Dun Belle is the one to concentrate on in a wide open contest for the £80,000-added Greenalls Grand National Trial at Haydock today. It is rare to find well handicapped Irish raiders but Dun Belle looks just that based on a fine performance in the Hennessy Cognac Gold Cup last time when belying odds of 50 to 1 to finish 15 lengths second of eight to leading Gold Cup fancy Dorans Pride.
It would be easy to assume that Dun Belle was flattered by the bare result - but the form has been boosted considerably by subsequent good wins for the third and fourth placed horses at Leopardstown, Anabatic and Go Ballistic.
Dun Belle is on an upward curve, having won four off the reel as a novice last season and trainer Pat Fahy, who landed the Greenalls with Nuaffe in 1995, appears to have targeted his nine-year-old at this.
Jibber The Kibber has good credentials in the £50,000added Racing Post Chase at Kempton. Jenny Pitman won this race last year with surprise packet Mudahim - but Jibber The Kibber is a horse with greater potential.
The nine-year-old won Chepstow's valuable Tote Silver Trophy Handicap Hurdle two seasons ago before embarking on a chasing career and took to fences, winning at Warwick and Leicester.
But he fell in races at the Cheltenham and Aintree festivals and missed last term. Unsurprisingly, he ran as if needing his reappearance run at Leicester but proved he was on the way back at Warwick when eight lengths second to With Impunity.

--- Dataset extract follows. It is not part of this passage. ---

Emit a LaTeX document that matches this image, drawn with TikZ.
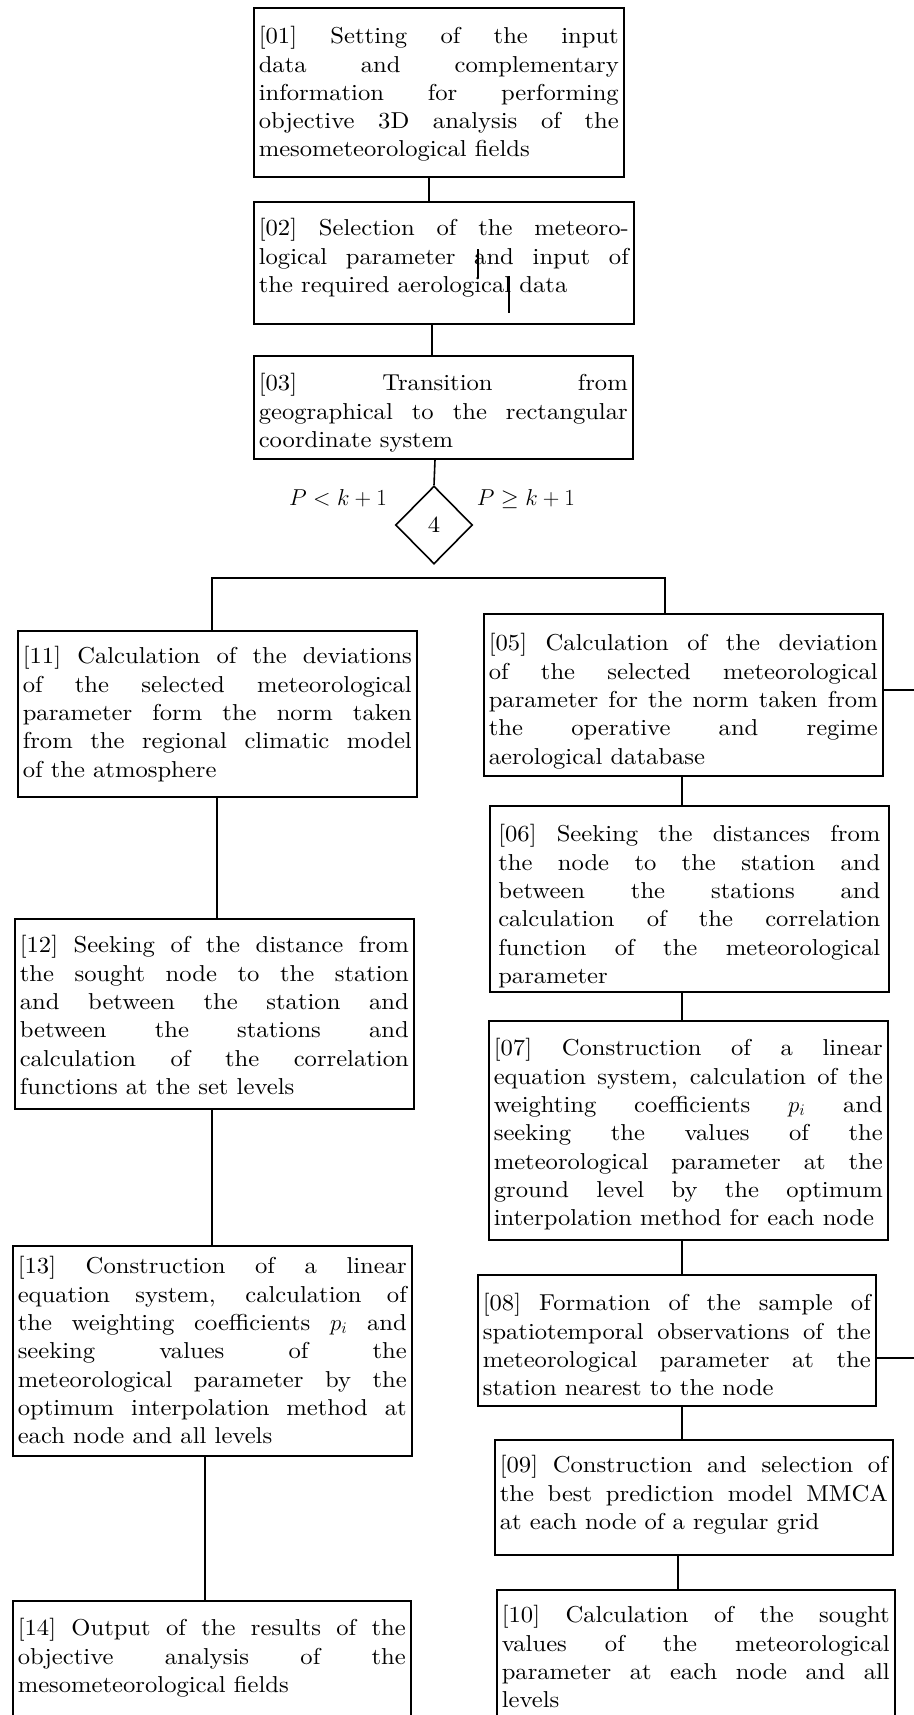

And he confirmed that in the Racing In Wessex Chase at Wincanton, recovering from a bad error early in the race to come through to beat Ground Nut convincingly by two and a half lengths.
There are a couple of question marks surrounding Jibber The Kibber - notably his tendency to make the odd error and being unproven over three miles. But he stayed on well over two miles five at Wincanton and appeals as a fairly handicapped, in-form horse in a contest that has attracted a rather mixed bunch.
Bumper races traditionally attract a few tilts at the ring and Baran Itsu is worth considering in the Kempton Standard Open National Hunt Flat Race. Trainer Karl Burke has been in unstoppable form on the all-weather and this Flat-bred gelding - out of a mare who won in France - should be well tuned up for this and ought to have more speed than most of these.